**EXERCISE DESCRIPTION:** Pick every line with "image" from the material below.

**SUPPLIED RECORDS:**
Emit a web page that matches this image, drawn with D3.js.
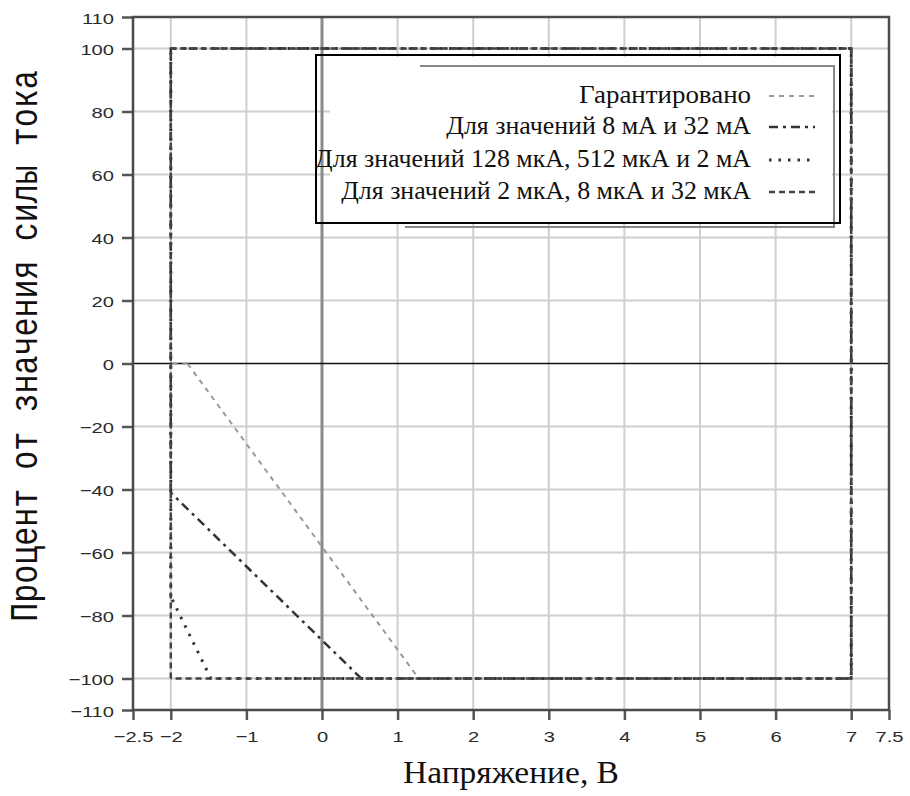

...

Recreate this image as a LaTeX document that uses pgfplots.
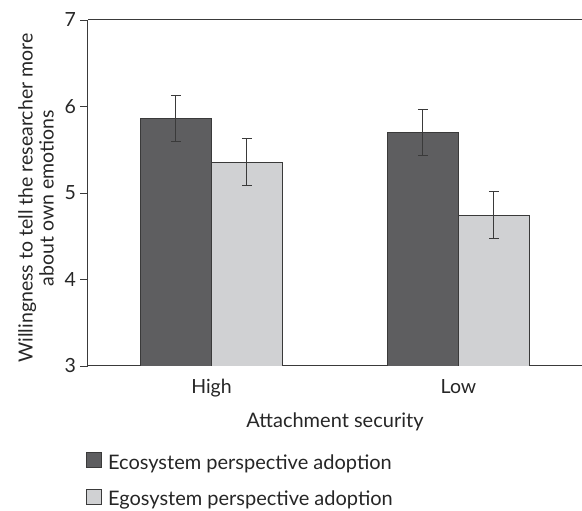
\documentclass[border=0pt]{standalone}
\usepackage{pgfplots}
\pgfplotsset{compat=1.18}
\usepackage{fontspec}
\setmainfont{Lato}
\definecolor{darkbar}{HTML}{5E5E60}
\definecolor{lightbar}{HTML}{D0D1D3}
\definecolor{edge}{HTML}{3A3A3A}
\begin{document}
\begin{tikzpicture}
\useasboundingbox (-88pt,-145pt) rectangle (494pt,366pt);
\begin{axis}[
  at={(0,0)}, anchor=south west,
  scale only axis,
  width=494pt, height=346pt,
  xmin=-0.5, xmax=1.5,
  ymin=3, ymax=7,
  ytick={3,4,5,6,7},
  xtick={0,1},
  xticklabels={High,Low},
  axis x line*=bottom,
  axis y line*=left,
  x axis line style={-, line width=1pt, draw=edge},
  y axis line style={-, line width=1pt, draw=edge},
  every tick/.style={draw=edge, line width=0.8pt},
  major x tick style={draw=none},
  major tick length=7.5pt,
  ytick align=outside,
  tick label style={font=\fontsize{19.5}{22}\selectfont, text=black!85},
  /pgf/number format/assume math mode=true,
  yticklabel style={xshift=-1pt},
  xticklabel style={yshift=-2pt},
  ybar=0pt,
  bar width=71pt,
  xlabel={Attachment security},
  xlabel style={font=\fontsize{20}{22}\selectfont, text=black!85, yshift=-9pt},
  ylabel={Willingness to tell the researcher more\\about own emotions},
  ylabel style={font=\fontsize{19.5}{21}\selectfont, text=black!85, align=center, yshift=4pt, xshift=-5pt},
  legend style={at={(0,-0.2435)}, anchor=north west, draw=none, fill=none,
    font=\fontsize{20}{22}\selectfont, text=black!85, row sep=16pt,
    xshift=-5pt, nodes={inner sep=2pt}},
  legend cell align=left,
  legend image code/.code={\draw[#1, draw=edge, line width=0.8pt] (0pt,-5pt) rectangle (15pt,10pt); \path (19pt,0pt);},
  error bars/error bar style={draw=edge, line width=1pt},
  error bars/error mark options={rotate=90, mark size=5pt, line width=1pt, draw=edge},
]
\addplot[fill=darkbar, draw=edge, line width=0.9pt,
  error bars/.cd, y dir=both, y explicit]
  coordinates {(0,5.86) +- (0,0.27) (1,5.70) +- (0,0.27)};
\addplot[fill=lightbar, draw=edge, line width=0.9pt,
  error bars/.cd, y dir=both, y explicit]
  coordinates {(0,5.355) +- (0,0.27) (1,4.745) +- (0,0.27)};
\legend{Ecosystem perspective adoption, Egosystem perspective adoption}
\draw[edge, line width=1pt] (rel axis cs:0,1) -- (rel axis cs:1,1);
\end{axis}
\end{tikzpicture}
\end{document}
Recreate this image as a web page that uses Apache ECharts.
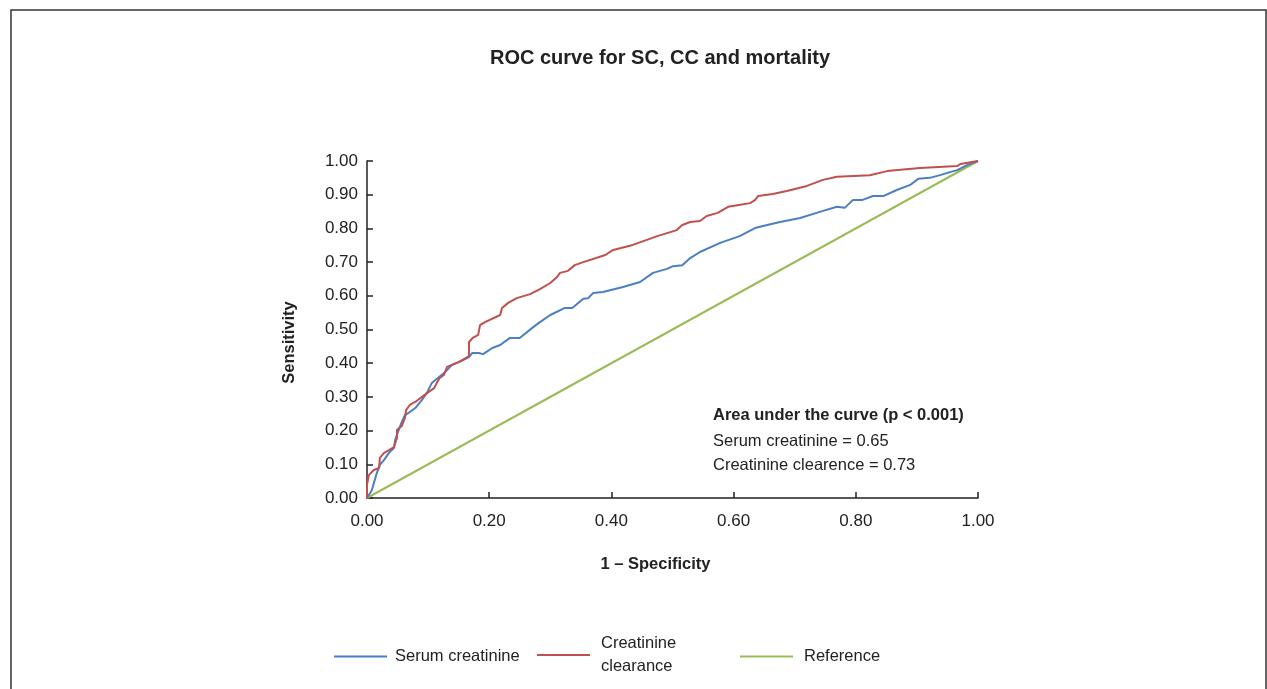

...

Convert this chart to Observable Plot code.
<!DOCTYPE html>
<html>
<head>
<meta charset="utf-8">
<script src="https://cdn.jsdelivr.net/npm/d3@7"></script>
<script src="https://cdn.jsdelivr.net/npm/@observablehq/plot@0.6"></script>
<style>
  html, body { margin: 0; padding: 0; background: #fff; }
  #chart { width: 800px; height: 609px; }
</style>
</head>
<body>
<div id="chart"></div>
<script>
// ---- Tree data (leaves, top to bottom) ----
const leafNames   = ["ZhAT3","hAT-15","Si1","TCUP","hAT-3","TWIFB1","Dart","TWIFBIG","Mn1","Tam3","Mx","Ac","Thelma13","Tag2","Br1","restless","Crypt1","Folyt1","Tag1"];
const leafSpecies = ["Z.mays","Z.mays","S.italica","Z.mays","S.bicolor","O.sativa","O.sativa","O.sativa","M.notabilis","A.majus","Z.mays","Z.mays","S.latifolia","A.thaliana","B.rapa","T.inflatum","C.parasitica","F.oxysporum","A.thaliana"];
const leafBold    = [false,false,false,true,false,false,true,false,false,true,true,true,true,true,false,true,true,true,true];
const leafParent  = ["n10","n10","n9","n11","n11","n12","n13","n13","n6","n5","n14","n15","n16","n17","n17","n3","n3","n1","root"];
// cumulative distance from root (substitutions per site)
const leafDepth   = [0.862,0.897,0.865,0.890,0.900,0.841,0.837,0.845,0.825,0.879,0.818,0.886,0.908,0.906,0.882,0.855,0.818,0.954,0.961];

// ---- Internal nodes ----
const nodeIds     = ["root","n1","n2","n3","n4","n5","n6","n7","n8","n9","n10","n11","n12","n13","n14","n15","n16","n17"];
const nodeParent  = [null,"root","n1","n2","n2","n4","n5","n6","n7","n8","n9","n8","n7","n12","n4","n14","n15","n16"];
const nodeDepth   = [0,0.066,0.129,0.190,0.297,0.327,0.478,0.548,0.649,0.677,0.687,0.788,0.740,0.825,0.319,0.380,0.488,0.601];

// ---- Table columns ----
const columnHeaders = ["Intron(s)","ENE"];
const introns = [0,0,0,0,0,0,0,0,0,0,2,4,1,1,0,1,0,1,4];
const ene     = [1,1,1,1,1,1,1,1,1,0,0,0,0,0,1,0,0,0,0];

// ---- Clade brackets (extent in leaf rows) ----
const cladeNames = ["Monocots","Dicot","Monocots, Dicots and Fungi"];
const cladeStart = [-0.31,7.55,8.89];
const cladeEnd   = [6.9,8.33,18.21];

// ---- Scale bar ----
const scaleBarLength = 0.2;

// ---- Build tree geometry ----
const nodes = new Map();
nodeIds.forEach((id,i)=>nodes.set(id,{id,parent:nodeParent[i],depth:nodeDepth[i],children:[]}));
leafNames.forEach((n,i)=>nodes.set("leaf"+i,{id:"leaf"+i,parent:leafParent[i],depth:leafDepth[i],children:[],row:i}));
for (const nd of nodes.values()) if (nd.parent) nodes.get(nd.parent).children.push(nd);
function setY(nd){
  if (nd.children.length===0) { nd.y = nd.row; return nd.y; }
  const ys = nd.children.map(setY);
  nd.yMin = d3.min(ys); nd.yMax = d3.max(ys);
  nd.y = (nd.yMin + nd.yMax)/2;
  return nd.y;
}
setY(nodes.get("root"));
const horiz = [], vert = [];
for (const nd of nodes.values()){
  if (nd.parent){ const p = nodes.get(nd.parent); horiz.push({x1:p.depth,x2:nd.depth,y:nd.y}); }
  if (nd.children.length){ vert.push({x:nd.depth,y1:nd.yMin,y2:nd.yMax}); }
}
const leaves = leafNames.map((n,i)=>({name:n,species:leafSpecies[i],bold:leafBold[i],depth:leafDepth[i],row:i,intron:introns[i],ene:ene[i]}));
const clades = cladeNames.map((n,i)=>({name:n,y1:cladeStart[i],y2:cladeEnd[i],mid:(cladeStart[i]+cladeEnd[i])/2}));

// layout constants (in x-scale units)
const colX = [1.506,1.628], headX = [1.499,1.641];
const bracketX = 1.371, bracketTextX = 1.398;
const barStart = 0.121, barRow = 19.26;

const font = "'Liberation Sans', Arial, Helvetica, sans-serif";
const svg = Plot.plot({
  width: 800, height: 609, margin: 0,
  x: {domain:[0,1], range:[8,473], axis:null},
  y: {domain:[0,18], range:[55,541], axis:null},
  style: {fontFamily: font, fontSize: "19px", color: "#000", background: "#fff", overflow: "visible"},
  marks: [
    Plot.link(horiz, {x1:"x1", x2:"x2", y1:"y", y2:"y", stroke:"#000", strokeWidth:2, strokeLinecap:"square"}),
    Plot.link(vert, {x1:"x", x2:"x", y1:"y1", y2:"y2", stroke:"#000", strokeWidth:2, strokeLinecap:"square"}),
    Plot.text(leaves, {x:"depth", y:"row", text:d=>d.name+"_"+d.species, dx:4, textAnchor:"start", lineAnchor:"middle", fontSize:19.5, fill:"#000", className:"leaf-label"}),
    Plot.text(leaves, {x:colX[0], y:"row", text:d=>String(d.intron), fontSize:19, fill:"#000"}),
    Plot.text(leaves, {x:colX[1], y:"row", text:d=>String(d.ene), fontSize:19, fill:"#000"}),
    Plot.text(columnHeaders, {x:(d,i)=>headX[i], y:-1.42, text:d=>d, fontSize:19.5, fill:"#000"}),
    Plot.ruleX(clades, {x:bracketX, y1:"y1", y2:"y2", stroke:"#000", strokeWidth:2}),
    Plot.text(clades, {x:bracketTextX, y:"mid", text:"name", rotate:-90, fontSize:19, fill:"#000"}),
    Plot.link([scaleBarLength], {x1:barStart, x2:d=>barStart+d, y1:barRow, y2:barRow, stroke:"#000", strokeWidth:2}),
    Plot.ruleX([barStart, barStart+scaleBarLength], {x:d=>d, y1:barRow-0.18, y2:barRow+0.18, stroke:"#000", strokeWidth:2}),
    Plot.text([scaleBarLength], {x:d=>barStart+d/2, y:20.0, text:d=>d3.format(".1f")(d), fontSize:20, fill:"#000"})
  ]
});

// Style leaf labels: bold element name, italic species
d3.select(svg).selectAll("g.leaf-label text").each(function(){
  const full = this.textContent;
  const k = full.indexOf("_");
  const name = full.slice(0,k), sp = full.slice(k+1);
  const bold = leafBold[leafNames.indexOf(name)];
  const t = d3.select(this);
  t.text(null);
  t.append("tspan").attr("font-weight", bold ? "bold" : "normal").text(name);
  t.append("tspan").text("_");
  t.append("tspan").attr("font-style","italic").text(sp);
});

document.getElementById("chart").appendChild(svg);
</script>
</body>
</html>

**COMPLETED EXERCISE:**
Emit a web page that matches this image, drawn with D3.js.
Recreate this image as a LaTeX document that uses pgfplots.
  legend image code/.code={\draw[#1, draw=edge, line width=0.8pt] (0pt,-5pt) rectangle (15pt,10pt); \path (19pt,0pt);},
Recreate this image as a web page that uses Apache ECharts.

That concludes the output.